Bisnis.com, JAKARTA--Harga seng menembus level tertinggi sepanjang 11 bulan dan memimpin kenaikan logam industri lainnya seiring dengan peningkatan prospek kinerja perdagangan China dan stimulus yang diberikan Bank Sentral Eropa.
Pada penutupan perdagangan Rabu (8/6) harga seng di London Metal Exchange (LME) naik 59,25 poin atau 2,97% menjadi US$2.057 per ton. Angka ini menjadi level tertinggi baru pada 2016 dan menunjukkan sepanjang tahun berjalan sudah menghijau sejumlah 30,32%.
Seng menjadi produk terbaik di antara enam logam utama di London Metal Exchange (LME) seiring dengan pemotongan produksi dan jatuhnya persediaan ke level terendah sejak 2009.

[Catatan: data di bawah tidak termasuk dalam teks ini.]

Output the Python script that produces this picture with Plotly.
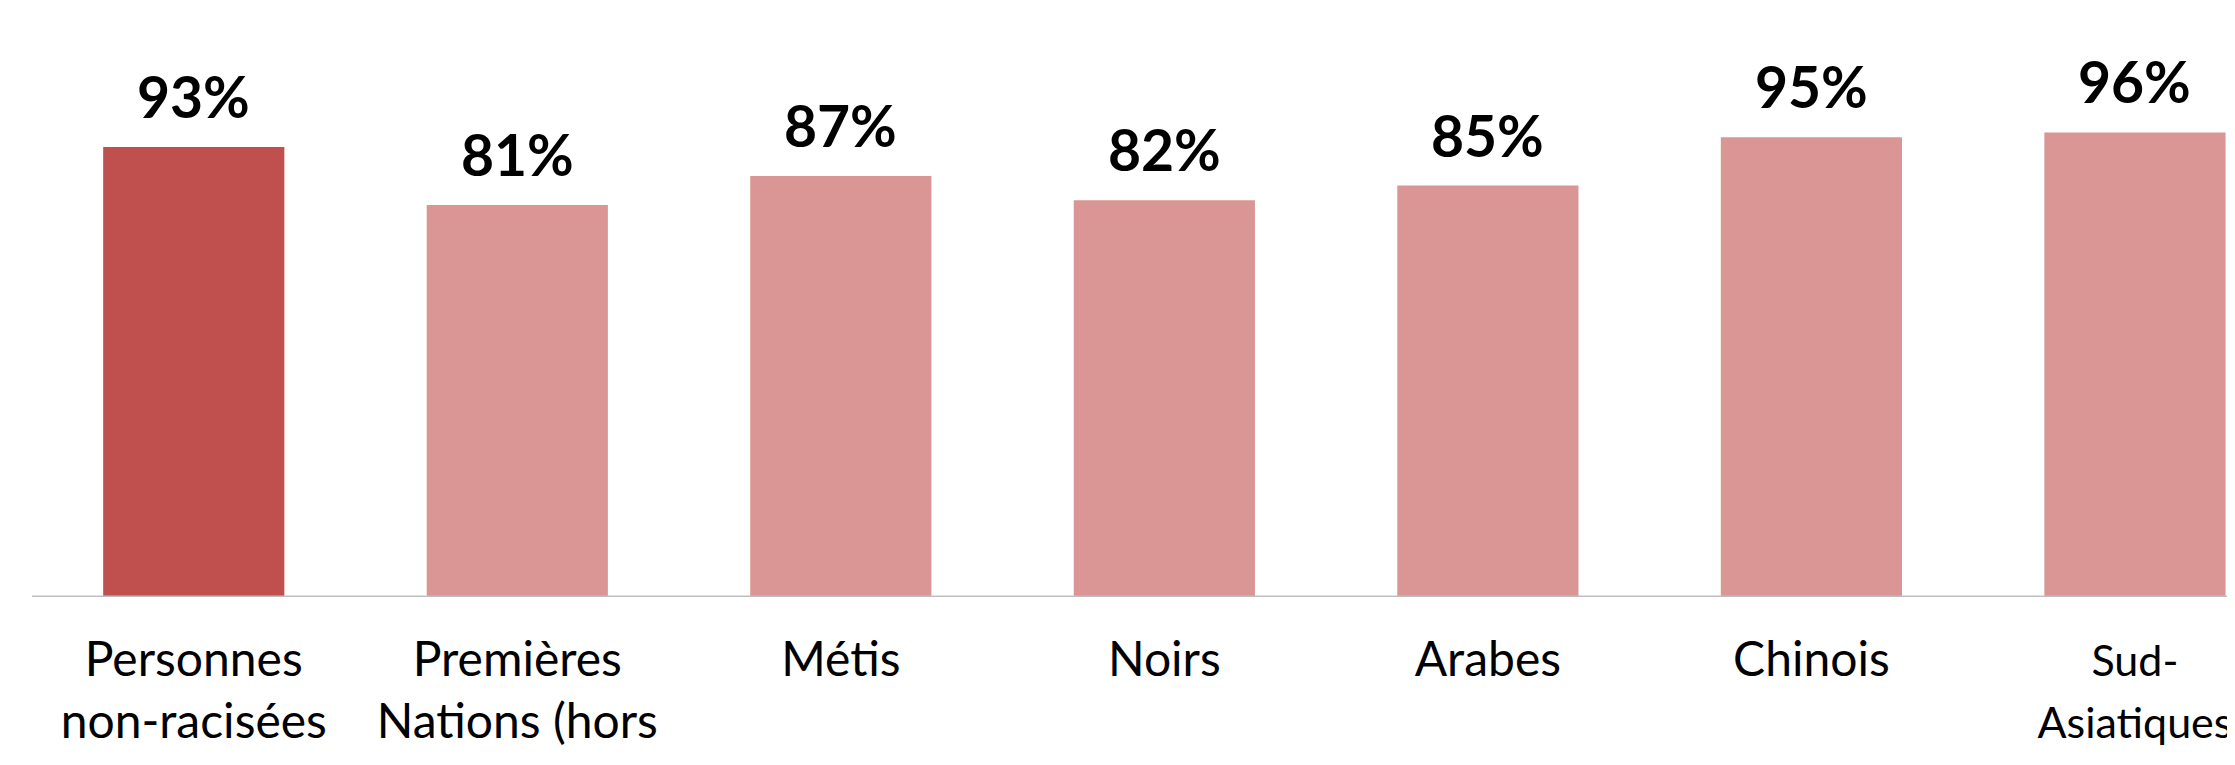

Commerzbank AG dalam publikasi risetnya menyampaikan, data impor China yang meningkat pada bulan lalu memberikan sentimen positif terhadap bahan baku. Tahun lalu, harga komoditas terjatuh setelah konsumen komoditas terbesar di dunia itu mengalami perlambatan pertumbuhan ekonomi.
Di sisi lain, European Central Bank (ECB) masuk ke dalam pasar obligasi korporasi dan membeli utang dari sejumlah perusahaan besar di Eropa. Hal itu bertujuan merangsang kegiatan ekonomi regional.
Angus Nicholson, Market Analyst IG ltd., menyampaikan data terbaru China memberikan dorongan bagi peningkatan sejumlah harga logam. "Fakta ini mengindikasikan permintaan terhadap logam kembali bangkit," tuturnya seperti dikutip dari Bloomberg, Kamis (9/6/2016).
Harga logam juga pulih akibat ekspektasi Federal Reserve dalam menaikkan suku bunga berkurang, setelah rilis data pekerja pekan lalu yang kurang memuaskan. Indeks dolar merosot 2,7% sepanjang Juni dan menjadi level terendah sejak bulan lalu, sehingga meningkatkan harga komoditas yang menggunakan mata uang tersebut.
Ric Spooner, Chieft Analyst CMC Markets, menuturkan melemahnya dolar memicu aksi jual dari investor dan beralih meningkatkan pasar lainnya. "Dalam jangka pendek, sentimen ini mendukung harga logam," katanya.